_The request_
Give, as a bare number, the count of lines that contain the word "Python".

_Dataset entries_
** START **

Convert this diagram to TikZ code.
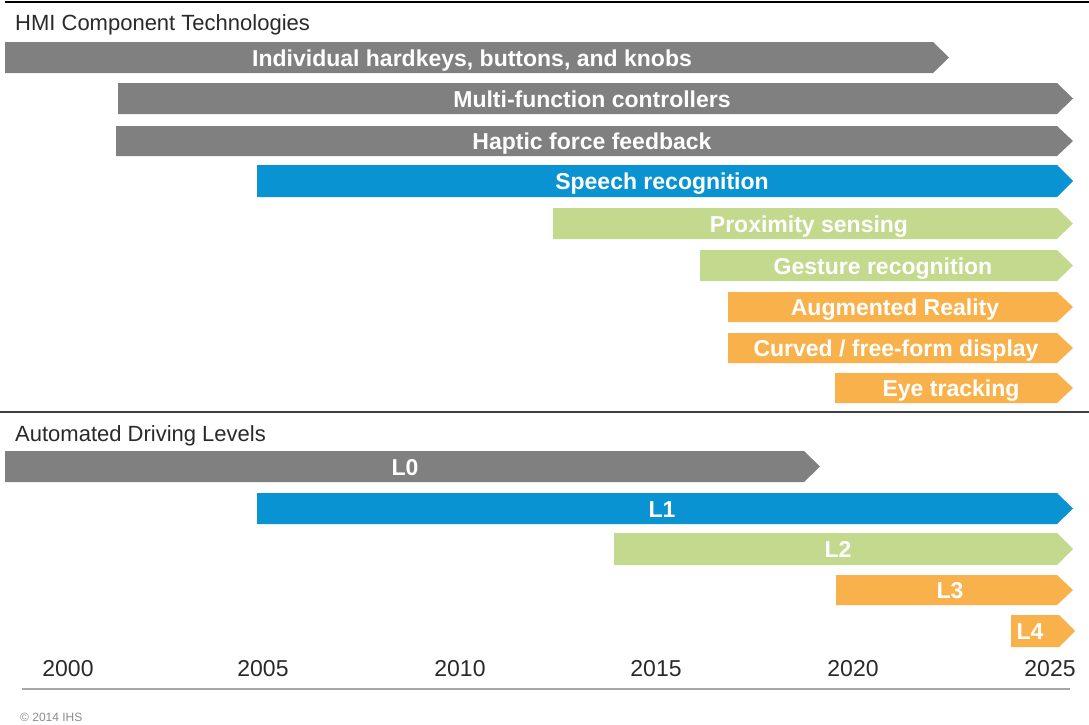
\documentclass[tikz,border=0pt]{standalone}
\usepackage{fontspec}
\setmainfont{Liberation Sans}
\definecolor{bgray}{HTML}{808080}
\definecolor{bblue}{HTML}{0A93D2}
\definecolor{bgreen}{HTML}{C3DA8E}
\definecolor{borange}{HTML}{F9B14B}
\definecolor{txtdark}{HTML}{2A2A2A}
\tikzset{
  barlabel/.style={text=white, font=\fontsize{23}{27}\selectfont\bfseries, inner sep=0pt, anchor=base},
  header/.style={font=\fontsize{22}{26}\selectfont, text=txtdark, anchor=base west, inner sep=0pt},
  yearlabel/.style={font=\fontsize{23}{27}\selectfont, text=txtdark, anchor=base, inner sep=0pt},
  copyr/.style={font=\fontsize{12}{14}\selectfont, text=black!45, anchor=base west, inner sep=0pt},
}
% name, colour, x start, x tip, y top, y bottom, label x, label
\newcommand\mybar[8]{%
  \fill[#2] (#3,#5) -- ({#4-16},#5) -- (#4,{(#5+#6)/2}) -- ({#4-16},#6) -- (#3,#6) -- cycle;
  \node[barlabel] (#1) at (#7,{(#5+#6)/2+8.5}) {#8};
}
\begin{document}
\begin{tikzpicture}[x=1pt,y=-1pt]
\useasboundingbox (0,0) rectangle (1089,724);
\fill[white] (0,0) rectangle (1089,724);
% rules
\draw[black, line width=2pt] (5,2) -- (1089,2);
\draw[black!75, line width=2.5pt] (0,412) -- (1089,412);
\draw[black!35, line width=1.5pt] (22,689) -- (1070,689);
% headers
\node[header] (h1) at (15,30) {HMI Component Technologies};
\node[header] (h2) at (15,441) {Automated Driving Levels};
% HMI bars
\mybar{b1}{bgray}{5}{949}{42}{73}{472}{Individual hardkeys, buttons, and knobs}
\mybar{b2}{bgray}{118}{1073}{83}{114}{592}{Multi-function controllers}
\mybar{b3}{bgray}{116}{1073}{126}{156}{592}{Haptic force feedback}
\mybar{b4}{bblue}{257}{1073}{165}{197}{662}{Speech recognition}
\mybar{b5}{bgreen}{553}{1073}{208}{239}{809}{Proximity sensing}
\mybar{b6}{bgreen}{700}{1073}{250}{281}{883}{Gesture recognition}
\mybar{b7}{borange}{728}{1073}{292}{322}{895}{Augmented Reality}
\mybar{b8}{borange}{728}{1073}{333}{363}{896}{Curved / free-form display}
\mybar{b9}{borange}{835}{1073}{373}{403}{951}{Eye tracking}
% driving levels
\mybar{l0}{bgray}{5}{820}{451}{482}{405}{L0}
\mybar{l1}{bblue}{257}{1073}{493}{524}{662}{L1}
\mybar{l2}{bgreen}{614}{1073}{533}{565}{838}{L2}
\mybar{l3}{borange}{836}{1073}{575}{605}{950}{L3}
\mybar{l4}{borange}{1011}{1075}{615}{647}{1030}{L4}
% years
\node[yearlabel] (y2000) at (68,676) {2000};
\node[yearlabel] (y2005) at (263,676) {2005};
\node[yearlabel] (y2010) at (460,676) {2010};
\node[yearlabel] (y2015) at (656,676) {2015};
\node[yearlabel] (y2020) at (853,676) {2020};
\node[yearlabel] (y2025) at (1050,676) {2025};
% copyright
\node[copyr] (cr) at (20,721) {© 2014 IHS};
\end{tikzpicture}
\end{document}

** END **
** START **

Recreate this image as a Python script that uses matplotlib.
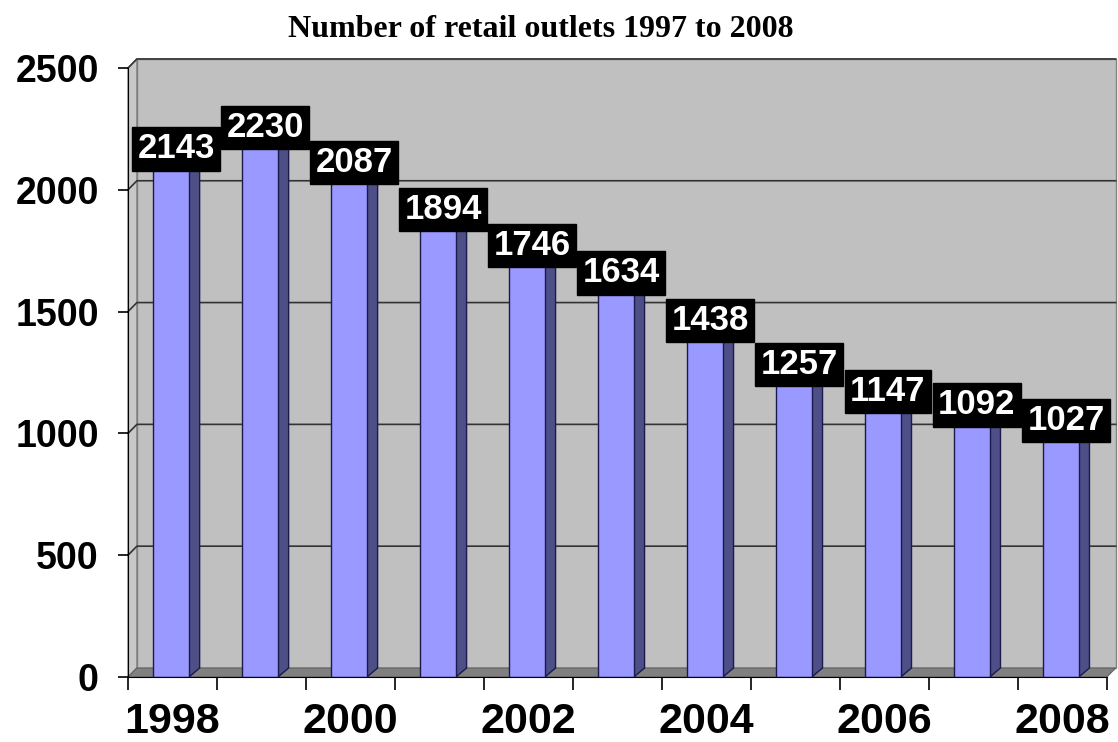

** END **
** START **

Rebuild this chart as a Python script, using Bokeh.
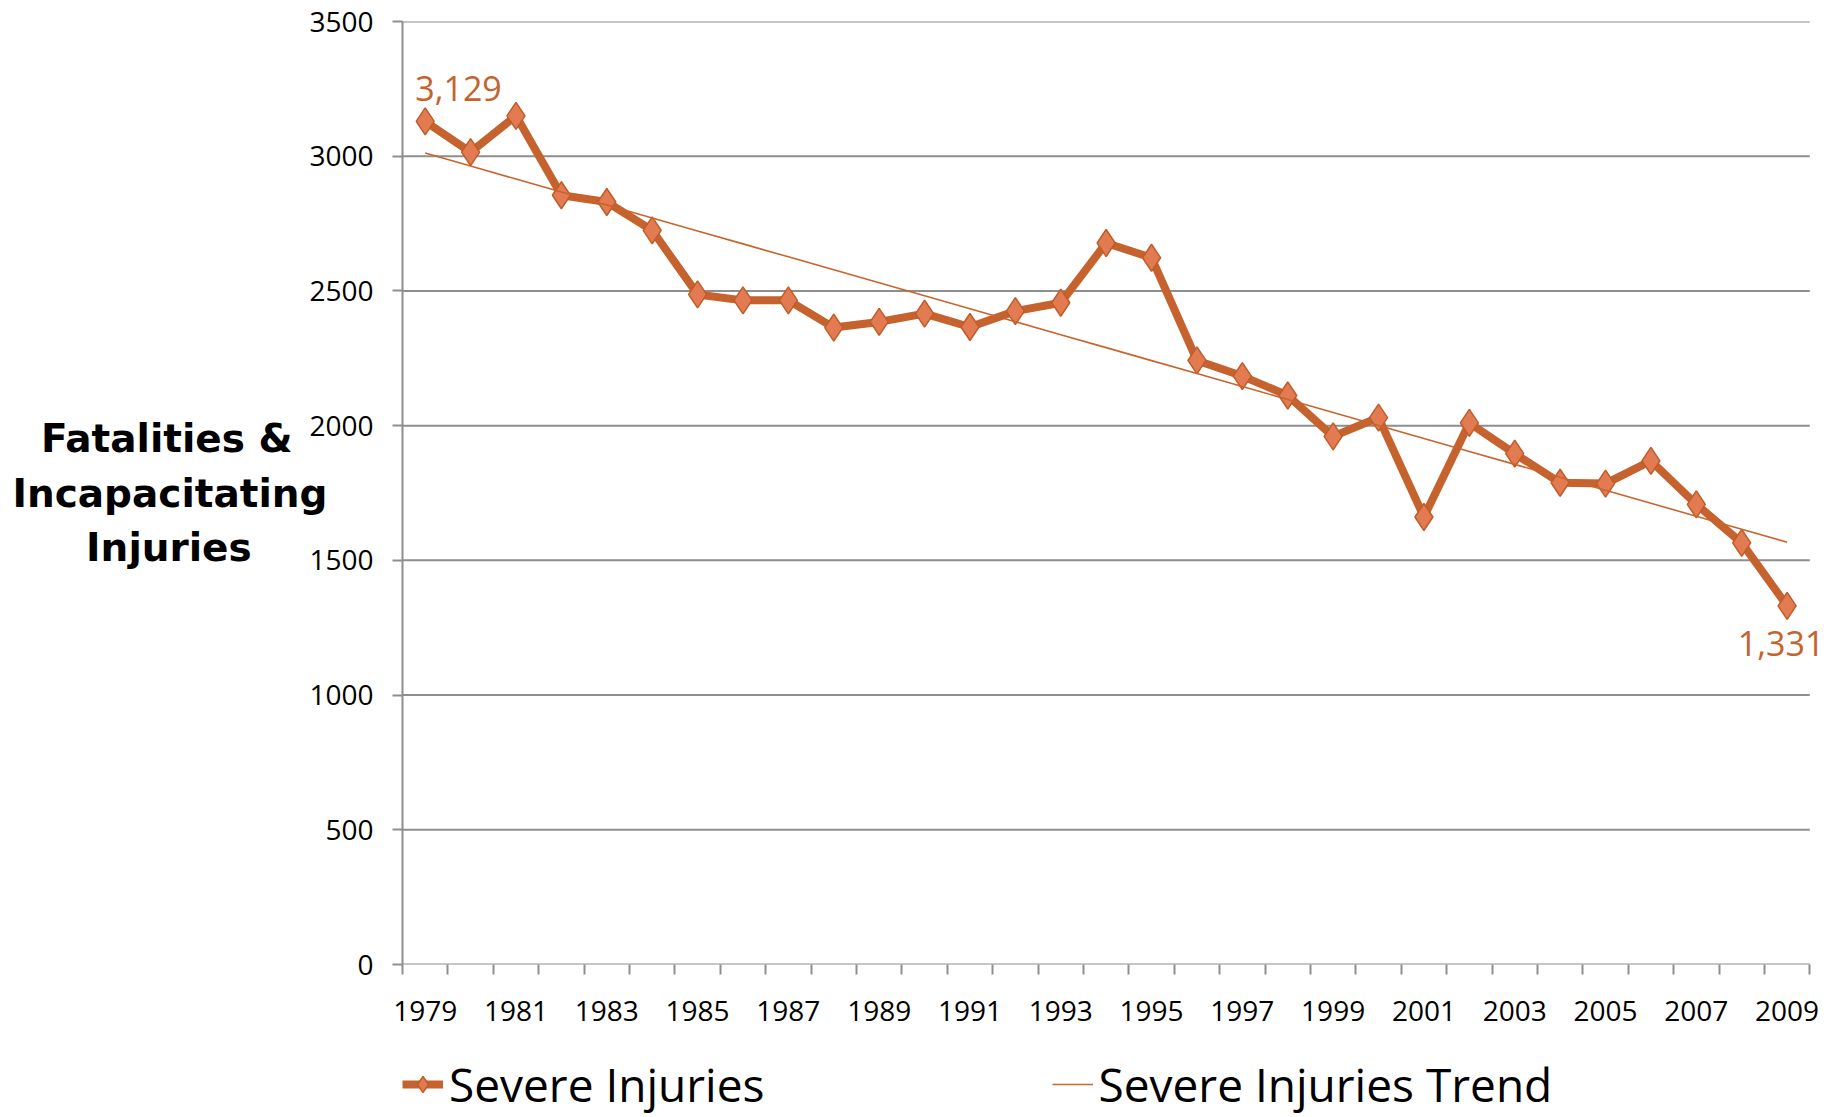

** END **

_Task response_
2